Herbie Hancock, Irma Thomas and Allen Toussaint are among the stars who have graced the stage during a Jude concert. Even the mischievous 610 Stompers have made an appearance.

This year’s robust music lineup includes Paul Sanchez & Minimum Rage, John Boutté, Shamarr Allen, Sweet Crude, the To Be Continued Brass Band, OperaCreole, Erica Falls, Jamie Vessels and Big Chief David Montana with the Washitaw Indians, among others.

The artists will perform under one roof, with the common goal of helping the St. Jude Community Center, whose outreach programs include serving meals to the homeless and offering housing to homeless women.

By hosting basic education courses for adults, the center has helped men and women earn high school diplomas and acquire jobs. St. Jude Community Center also collaborates with the Second Harvest Food Bank and Responsibility House.

“Basically, this is (about) living and giving, and what we’re doing is helping those who can’t help themselves and who need a helping hand,” said Perkins, of the Jude-Sounds of New Orleans Benefit Concert. He noted that the event is strictly a concert.

Perkins, a retired police officer who has worked with the St. Jude Community Center since 1973, established the melodious benefit in an effort to “give back to the city.” He decided to make the event a concert that comprises an eclectic assortment of music because it would appeal to a wide demographic.

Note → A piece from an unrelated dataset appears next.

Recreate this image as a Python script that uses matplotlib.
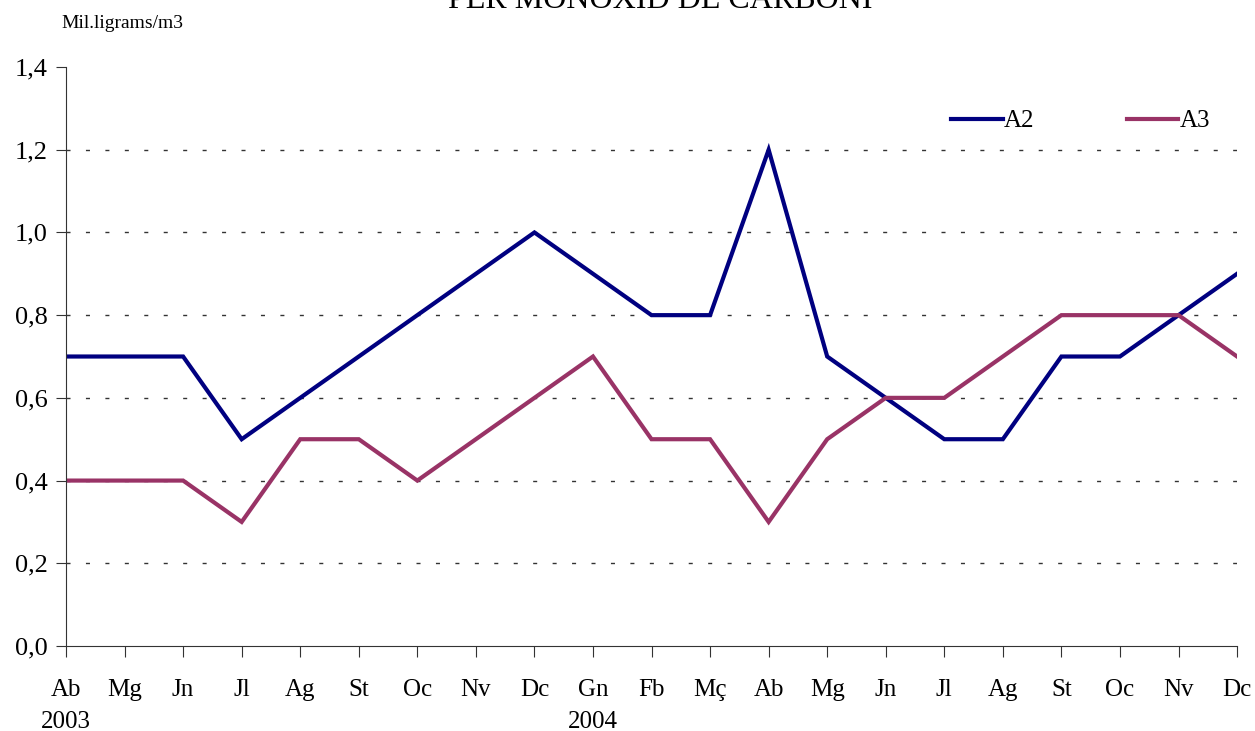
import matplotlib.pyplot as plt

plt.rcParams['font.family'] = ['Liberation Serif', 'DejaVu Serif']

months = ['Ab', 'Mg', 'Jn', 'Jl', 'Ag', 'St', 'Oc', 'Nv', 'Dc', 'Gn', 'Fb',
          'Mç', 'Ab', 'Mg', 'Jn', 'Jl', 'Ag', 'St', 'Oc', 'Nv', 'Dc']
years = {0: '2003', 9: '2004'}
a2 = [0.7, 0.7, 0.7, 0.5, 0.6, 0.7, 0.8, 0.9, 1.0, 0.9, 0.8,
      0.8, 1.2, 0.7, 0.6, 0.5, 0.5, 0.7, 0.7, 0.8, 0.9]
a3 = [0.4, 0.4, 0.4, 0.3, 0.5, 0.5, 0.4, 0.5, 0.6, 0.7, 0.5,
      0.5, 0.3, 0.5, 0.6, 0.6, 0.7, 0.8, 0.8, 0.8, 0.7]
yticks = [0.0, 0.2, 0.4, 0.6, 0.8, 1.0, 1.2, 1.4]

fig = plt.figure(figsize=(12.55, 7.31), dpi=100)
ax = fig.add_axes([0.0526, 0.1163, 0.9331, 0.792])

x = list(range(len(months)))
ax.plot(x, a2, color='#000080', lw=3, label='A2', solid_joinstyle='miter')
ax.plot(x, a3, color='#993366', lw=3, label='A3', solid_joinstyle='miter')

for v in yticks[1:-1]:
    ax.axhline(v, color='#333333', lw=1, ls=(0, (2.9, 11.1)), zorder=0)

ax.set_xlim(0, len(months) - 1)
ax.set_ylim(0, 1.4)
ax.set_yticks(yticks)
ax.set_yticklabels([f'{v:.1f}'.replace('.', ',') for v in yticks], fontsize=19)
ax.set_xticks(x)
ax.set_xticklabels([m + ('\n' + years[i] if i in years else '') for i, m in enumerate(months)],
                   fontsize=18, linespacing=1.55, va='top')
ax.tick_params(axis='x', direction='out', length=8, pad=16, color='#333333')
ax.tick_params(axis='y', direction='out', length=7, pad=6, color='#333333')
for s in ['left', 'bottom']:
    ax.spines[s].set_color('#333333')
ax.spines['top'].set_visible(False)
ax.spines['right'].set_visible(False)

ax.legend(loc='upper right', bbox_to_anchor=(0.996, 0.965), ncol=2, frameon=False,
          fontsize=18, handlelength=2.05, handletextpad=0.05, columnspacing=3.7)

fig.text(0.526, 1.0, 'PER MONÒXID DE CARBONI', ha='center', va='center', fontsize=23)
fig.text(0.049, 0.968, 'Mil.ligrams/m3', ha='left', va='center', fontsize=14)

fig.savefig('out.png', dpi=100)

And because New Orleans is known for its thriving music scene, the event draws interest from both locals and visitors alike.

“Music, as well as food, is one of our biggest attractions, and it’s our stamp on New Orleans,” Perkins said. “That’s what a lot of people come here for, and it gives us an opportunity to shed a light on a dark problem.”

For the inaugural concert in 2010, all of the work, preparation and promotion was done in-house. Diligent volunteers designed and printed fliers from the office and delivered them to the concierges of major hotels.

“Believe it or not, a lot of people that were in town for conventions — or just visiting New Orleans — made it to the concert and were pleasantly surprised by the amount of talent they had in one show,” Perkins said.

Since the success of the first event, the annual Jude event has continued to grow and attract new patrons.

This year, they are hosting a special party at Basin Street Station on Friday evening to say thank you to their supporters, donors and volunteers.

As for the concert at the Mahalia Jackson Theater, it will contain a focus on the 10th anniversary of Hurricane Katrina and pay tribute to the people who were affected by the storm.

“It’s essential to acknowledge that date for everything that happened, from the bad times to the presently good times, and look forward to the future,” Perkins said.